### GIVEN PROBLEM
Give every line of the data again, unchanged, but with no pictures.

-- START --

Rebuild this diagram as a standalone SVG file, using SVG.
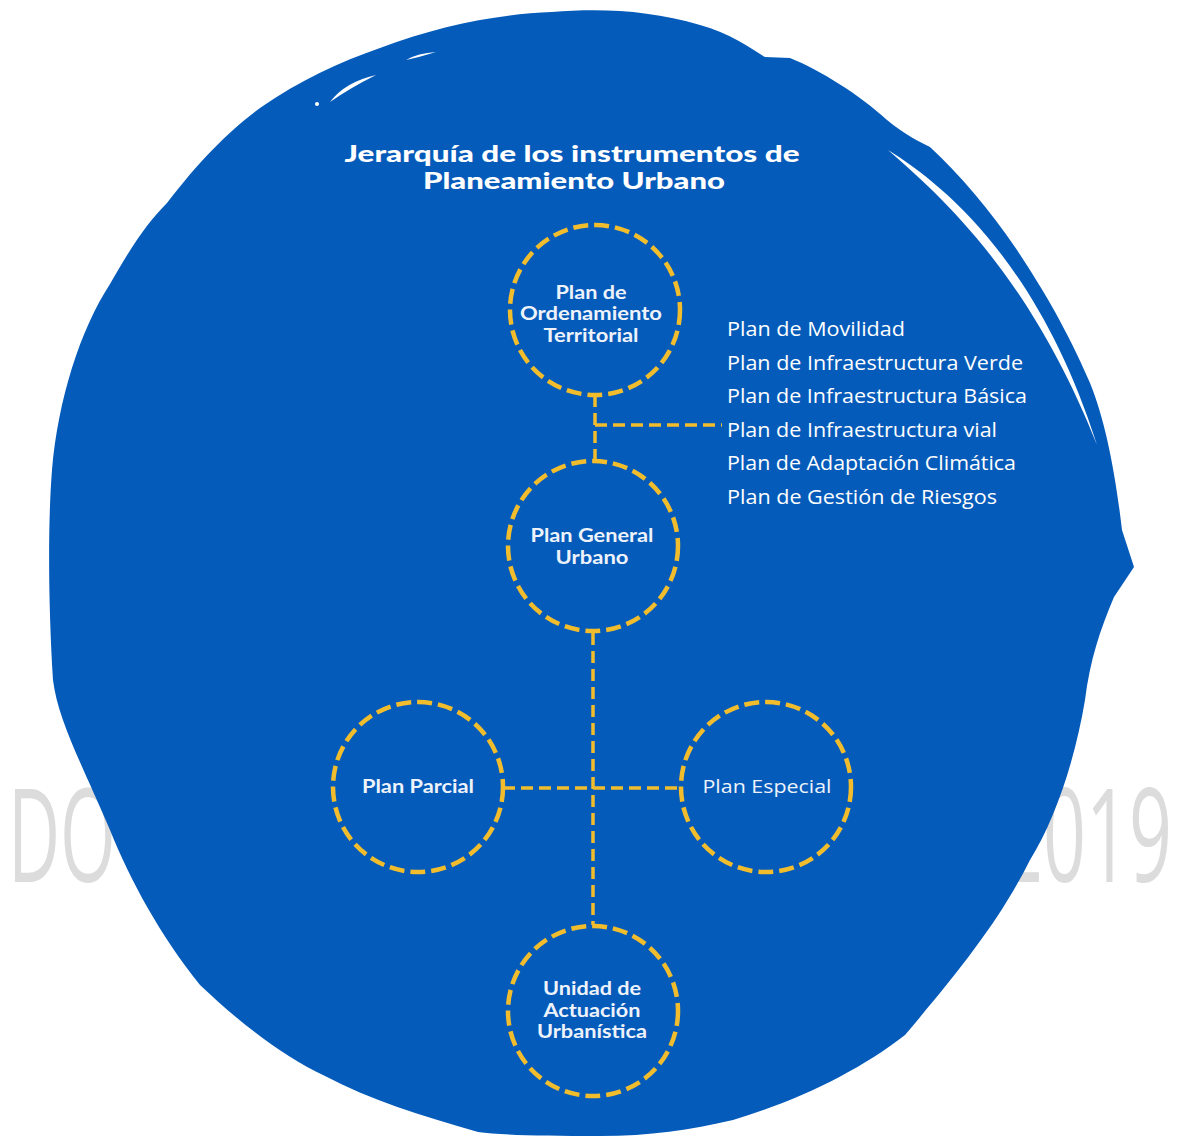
<svg xmlns="http://www.w3.org/2000/svg" width="1178" height="1137" viewBox="0 0 1178 1137">
<style>
.wm{font-family:"Open Sans","DejaVu Sans",sans-serif;font-size:130px;fill:#dcdcdc}
.ttl{font-family:Lato,"Liberation Sans",sans-serif;font-weight:900;font-size:23px;fill:#ffffff;text-anchor:middle}
.nd{fill:none;stroke:#f2bd2c;stroke-width:4.5;stroke-dasharray:15 6}
.lbl{font-family:Lato,"Liberation Sans",sans-serif;font-weight:700;font-size:19px;fill:#eef3fb;text-anchor:middle}
.lbl2{font-family:"Open Sans","Liberation Sans",sans-serif;font-size:19px;fill:#eef3fb;text-anchor:middle}
.lst{font-family:"Open Sans","Liberation Sans",sans-serif;font-size:20px;fill:#ffffff}
.cn{fill:none;stroke:#f2bd2c;stroke-width:3.5;stroke-dasharray:12 6}
</style>
<rect width="1178" height="1137" fill="#ffffff"/>
<g id="watermark">
<text class="wm" x="8" y="882" textLength="108" lengthAdjust="spacingAndGlyphs">DO</text>
<text class="wm" x="1000" y="882" textLength="172" lengthAdjust="spacingAndGlyphs">2019</text>
</g>
<g id="background">
<path fill="#055bba" d="M 552 12 C 600 8, 650 10, 700 25 C 730 33, 750 48, 765 57 L 790 58 C 820 70, 860 95, 887 120 C 905 135, 920 142, 930 147 C 960 175, 990 210, 1017 250 C 1040 285, 1065 325, 1090 383 C 1105 420, 1115 470, 1122 530 L 1134 567 L 1114 597 C 1100 630, 1090 660, 1085 700 C 1075 760, 1055 820, 1030 860 C 1000 920, 960 970, 905 1035 C 860 1070, 800 1100, 733 1120 C 690 1130, 650 1136, 600 1136 C 540 1136, 500 1135, 478 1132 C 420 1115, 370 1100, 325 1076 C 280 1055, 237 1020, 200 985 C 160 935, 130 880, 110 830 C 80 760, 58 720, 53 680 C 48 600, 48 520, 52 470 C 58 400, 80 330, 110 284 C 135 240, 150 220, 167 203 C 200 160, 230 130, 260 108 C 300 80, 340 62, 380 48 C 440 25, 500 14, 552 12 Z"/>
<path fill="#ffffff" d="M 888 150 C 945 185, 1040 265, 1097 445 C 1030 275, 940 195, 888 150 Z"/>
<path fill="#ffffff" d="M 330 102 Q 345 82 376 75 Q 350 88 330 102 Z"/>
<path fill="#ffffff" d="M 406 60 Q 418 53 436 52 Q 420 57 406 60 Z"/>
<circle cx="317" cy="104" r="2" fill="#ffffff"/>
</g>
<g id="title">
<text class="ttl" x="572" y="162" textLength="455" lengthAdjust="spacingAndGlyphs">Jerarquía de los instrumentos de</text>
<text class="ttl" x="574" y="189" textLength="302" lengthAdjust="spacingAndGlyphs">Planeamiento Urbano</text>
</g>
<g id="connectors">
<path class="cn" d="M 595 395 V 460"/>
<path class="cn" d="M 595 425 H 722"/>
<path class="cn" d="M 593 633 V 925"/>
<path class="cn" d="M 503 788 H 680"/>
</g>
<g id="node-pot">
<circle class="nd" cx="595" cy="310" r="85"/>
<text class="lbl" x="591" y="299" textLength="71" lengthAdjust="spacingAndGlyphs">Plan de</text>
<text class="lbl" x="591" y="320" textLength="142" lengthAdjust="spacingAndGlyphs">Ordenamiento</text>
<text class="lbl" x="591" y="342" textLength="95" lengthAdjust="spacingAndGlyphs">Territorial</text>
</g>
<g id="node-pgu">
<circle class="nd" cx="593" cy="546" r="85"/>
<text class="lbl" x="592" y="542" textLength="123" lengthAdjust="spacingAndGlyphs">Plan General</text>
<text class="lbl" x="592" y="564" textLength="73" lengthAdjust="spacingAndGlyphs">Urbano</text>
</g>
<g id="node-parcial">
<circle class="nd" cx="418" cy="787" r="85"/>
<text class="lbl" x="418" y="793" textLength="112" lengthAdjust="spacingAndGlyphs">Plan Parcial</text>
</g>
<g id="node-especial">
<circle class="nd" cx="766" cy="787" r="85"/>
<text class="lbl2" x="767" y="793" textLength="129" lengthAdjust="spacingAndGlyphs">Plan Especial</text>
</g>
<g id="node-unidad">
<circle class="nd" cx="593" cy="1011" r="85"/>
<text class="lbl" x="592" y="995" textLength="98" lengthAdjust="spacingAndGlyphs">Unidad de</text>
<text class="lbl" x="592" y="1017" textLength="97" lengthAdjust="spacingAndGlyphs">Actuación</text>
<text class="lbl" x="592" y="1038" textLength="110" lengthAdjust="spacingAndGlyphs">Urbanística</text>
</g>
<g id="list">
<text class="lst" x="727" y="336" textLength="178" lengthAdjust="spacingAndGlyphs">Plan de Movilidad</text>
<text class="lst" x="727" y="370" textLength="296" lengthAdjust="spacingAndGlyphs">Plan de Infraestructura Verde</text>
<text class="lst" x="727" y="403" textLength="300" lengthAdjust="spacingAndGlyphs">Plan de Infraestructura Básica</text>
<text class="lst" x="727" y="437" textLength="270" lengthAdjust="spacingAndGlyphs">Plan de Infraestructura vial</text>
<text class="lst" x="727" y="470" textLength="289" lengthAdjust="spacingAndGlyphs">Plan de Adaptación Climática</text>
<text class="lst" x="727" y="504" textLength="270" lengthAdjust="spacingAndGlyphs">Plan de Gestión de Riesgos</text>
</g>
</svg>
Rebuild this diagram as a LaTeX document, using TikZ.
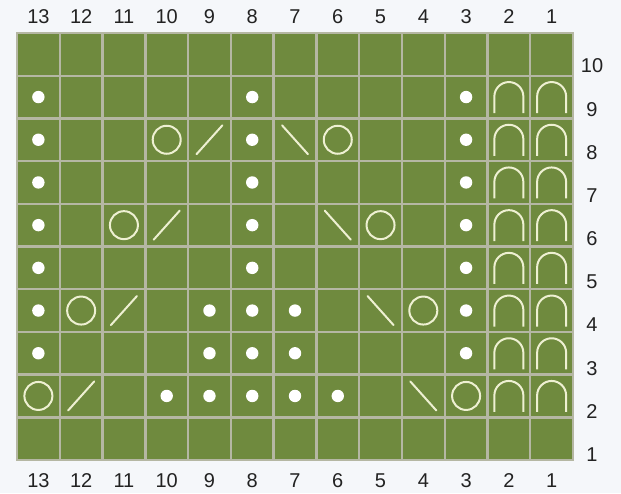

-- END --

### COMPLETED TASK
Rebuild this diagram as a standalone SVG file, using SVG.
<svg xmlns="http://www.w3.org/2000/svg" width="1178" height="1137" viewBox="0 0 1178 1137">
<style>
.wm{font-family:"Open Sans","DejaVu Sans",sans-serif;font-size:130px;fill:#dcdcdc}
.ttl{font-family:Lato,"Liberation Sans",sans-serif;font-weight:900;font-size:23px;fill:#ffffff;text-anchor:middle}
.nd{fill:none;stroke:#f2bd2c;stroke-width:4.5;stroke-dasharray:15 6}
.lbl{font-family:Lato,"Liberation Sans",sans-serif;font-weight:700;font-size:19px;fill:#eef3fb;text-anchor:middle}
.lbl2{font-family:"Open Sans","Liberation Sans",sans-serif;font-size:19px;fill:#eef3fb;text-anchor:middle}
.lst{font-family:"Open Sans","Liberation Sans",sans-serif;font-size:20px;fill:#ffffff}
.cn{fill:none;stroke:#f2bd2c;stroke-width:3.5;stroke-dasharray:12 6}
</style>
<rect width="1178" height="1137" fill="#ffffff"/>
<g id="watermark">
<text class="wm" x="8" y="882" textLength="108" lengthAdjust="spacingAndGlyphs">DO</text>
<text class="wm" x="1000" y="882" textLength="172" lengthAdjust="spacingAndGlyphs">2019</text>
</g>
<g id="background">
<path fill="#055bba" d="M 552 12 C 600 8, 650 10, 700 25 C 730 33, 750 48, 765 57 L 790 58 C 820 70, 860 95, 887 120 C 905 135, 920 142, 930 147 C 960 175, 990 210, 1017 250 C 1040 285, 1065 325, 1090 383 C 1105 420, 1115 470, 1122 530 L 1134 567 L 1114 597 C 1100 630, 1090 660, 1085 700 C 1075 760, 1055 820, 1030 860 C 1000 920, 960 970, 905 1035 C 860 1070, 800 1100, 733 1120 C 690 1130, 650 1136, 600 1136 C 540 1136, 500 1135, 478 1132 C 420 1115, 370 1100, 325 1076 C 280 1055, 237 1020, 200 985 C 160 935, 130 880, 110 830 C 80 760, 58 720, 53 680 C 48 600, 48 520, 52 470 C 58 400, 80 330, 110 284 C 135 240, 150 220, 167 203 C 200 160, 230 130, 260 108 C 300 80, 340 62, 380 48 C 440 25, 500 14, 552 12 Z"/>
<path fill="#ffffff" d="M 888 150 C 945 185, 1040 265, 1097 445 C 1030 275, 940 195, 888 150 Z"/>
<path fill="#ffffff" d="M 330 102 Q 345 82 376 75 Q 350 88 330 102 Z"/>
<path fill="#ffffff" d="M 406 60 Q 418 53 436 52 Q 420 57 406 60 Z"/>
<circle cx="317" cy="104" r="2" fill="#ffffff"/>
</g>
<g id="title">
<text class="ttl" x="572" y="162" textLength="455" lengthAdjust="spacingAndGlyphs">Jerarquía de los instrumentos de</text>
<text class="ttl" x="574" y="189" textLength="302" lengthAdjust="spacingAndGlyphs">Planeamiento Urbano</text>
</g>
<g id="connectors">
<path class="cn" d="M 595 395 V 460"/>
<path class="cn" d="M 595 425 H 722"/>
<path class="cn" d="M 593 633 V 925"/>
<path class="cn" d="M 503 788 H 680"/>
</g>
<g id="node-pot">
<circle class="nd" cx="595" cy="310" r="85"/>
<text class="lbl" x="591" y="299" textLength="71" lengthAdjust="spacingAndGlyphs">Plan de</text>
<text class="lbl" x="591" y="320" textLength="142" lengthAdjust="spacingAndGlyphs">Ordenamiento</text>
<text class="lbl" x="591" y="342" textLength="95" lengthAdjust="spacingAndGlyphs">Territorial</text>
</g>
<g id="node-pgu">
<circle class="nd" cx="593" cy="546" r="85"/>
<text class="lbl" x="592" y="542" textLength="123" lengthAdjust="spacingAndGlyphs">Plan General</text>
<text class="lbl" x="592" y="564" textLength="73" lengthAdjust="spacingAndGlyphs">Urbano</text>
</g>
<g id="node-parcial">
<circle class="nd" cx="418" cy="787" r="85"/>
<text class="lbl" x="418" y="793" textLength="112" lengthAdjust="spacingAndGlyphs">Plan Parcial</text>
</g>
<g id="node-especial">
<circle class="nd" cx="766" cy="787" r="85"/>
<text class="lbl2" x="767" y="793" textLength="129" lengthAdjust="spacingAndGlyphs">Plan Especial</text>
</g>
<g id="node-unidad">
<circle class="nd" cx="593" cy="1011" r="85"/>
<text class="lbl" x="592" y="995" textLength="98" lengthAdjust="spacingAndGlyphs">Unidad de</text>
<text class="lbl" x="592" y="1017" textLength="97" lengthAdjust="spacingAndGlyphs">Actuación</text>
<text class="lbl" x="592" y="1038" textLength="110" lengthAdjust="spacingAndGlyphs">Urbanística</text>
</g>
<g id="list">
<text class="lst" x="727" y="336" textLength="178" lengthAdjust="spacingAndGlyphs">Plan de Movilidad</text>
<text class="lst" x="727" y="370" textLength="296" lengthAdjust="spacingAndGlyphs">Plan de Infraestructura Verde</text>
<text class="lst" x="727" y="403" textLength="300" lengthAdjust="spacingAndGlyphs">Plan de Infraestructura Básica</text>
<text class="lst" x="727" y="437" textLength="270" lengthAdjust="spacingAndGlyphs">Plan de Infraestructura vial</text>
<text class="lst" x="727" y="470" textLength="289" lengthAdjust="spacingAndGlyphs">Plan de Adaptación Climática</text>
<text class="lst" x="727" y="504" textLength="270" lengthAdjust="spacingAndGlyphs">Plan de Gestión de Riesgos</text>
</g>
</svg>
Rebuild this diagram as a LaTeX document, using TikZ.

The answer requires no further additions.